In the face of the truly hideous reality of today, where murder, tyranny, war and injustice are the accepted, defended,
lauded tools of the trade for "progressive" power-holders, and the only
thing that rouses public outrage are proto-fascist fantasies, I don't
see any glimpse of light anywhere. I can't even see a way to get to a
place where we might see a glimpse of something that might point us to a
path toward something different, something better. That could just be a
failure of vision, and a lack of knowledge, on my part. I don't know. I
hope so.
But for now, all I know to do is to fall back on the bedrock need to
bear witness, to speak for the human and the humane in the midst of
what seems to be implacable and unbreakable horror all around. To refuse
cooperation with evil, in whatever partisan garb it wears. To shore one
fragment after another against the ruins, and wait for a glint of
broken light to appear.
UPDATE: A Saturday rally in Washington by
unions and other groups did turn out several thousand people, calling
for more jobs, tax hikes on the rich, immigration reform and defending
public services. This, as they say, is better than a poke in the eye
with a sharp stick, although it falls far short of the angry,
obstreperous crowds in Europe, who are not wanly supplicating their
leaders for a few crumbs but demanding action to preserve their quality
of life.
However, one's heart sinks to see the event's organizers, and some
of the participants, describing it as a get-out-the-vote effort for the
Democrats, and a show of support for Obama.
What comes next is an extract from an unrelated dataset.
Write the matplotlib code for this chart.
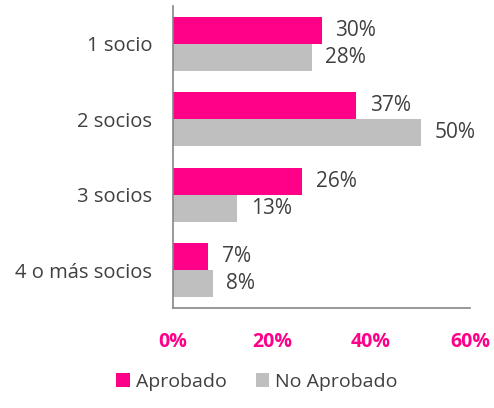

Given the horrendous record
of the president and his party in prosecuting savage and wasteful wars,
overt and covert, all over the world; setting up unaccountable,
"extrajudicial" death squads and hit lists; continuing and expanding
Bush's assault on civil liberties; aiding and abetting the ever-widening
disparity in wealth and opportunity between the sliverous elite and the
collapsing middle class and the already poor -- not to mention the
president's clear intent, with his stacked-deck "Catfood Commission," to
gut Social Security, one of the last remaining shreds of America's
never-robust or extensive "safety net," just as soon as the election is
over -- what in God's name do they think the Democrats will actually do
to advance the organizers' stated "core principles" of "jobs, justice
and education," should the party manage to cling to Congressional
power in November? There will be no money to support these principles,
for one thing; it will all go to the wars, to the burgeoning security
apparatus, and to the sacred goal of "deficit reduction." And Obama and
the Democrats have already demonstrated, amply, that they have no will
or desire to advance these principles or put them into action in any
event.
I don't want to belittle the efforts and hopes of thousands of poor
and working people who showed up at the rally to fight for a better
life. In that, I wish them every success. And I'm glad to see some
counterblast in the public square to the violent fantasies of the
proto-fascists. But I believe that if your ultimate goal is simply to
perpetuate the status quo of rule by two scarcely indistinguishable
political factions, both deeply dedicated to militarist empire and the
crushing dominance of financial elites, then you will not stop the
accelerating degradation of American society or light a path to a
genuinely new direction. Instead, the war, murder, chaos and decay will
go on, breeding more blowback from abroad and instability at home, and
thus giving more fuel to the proto-fascists and their paymasters.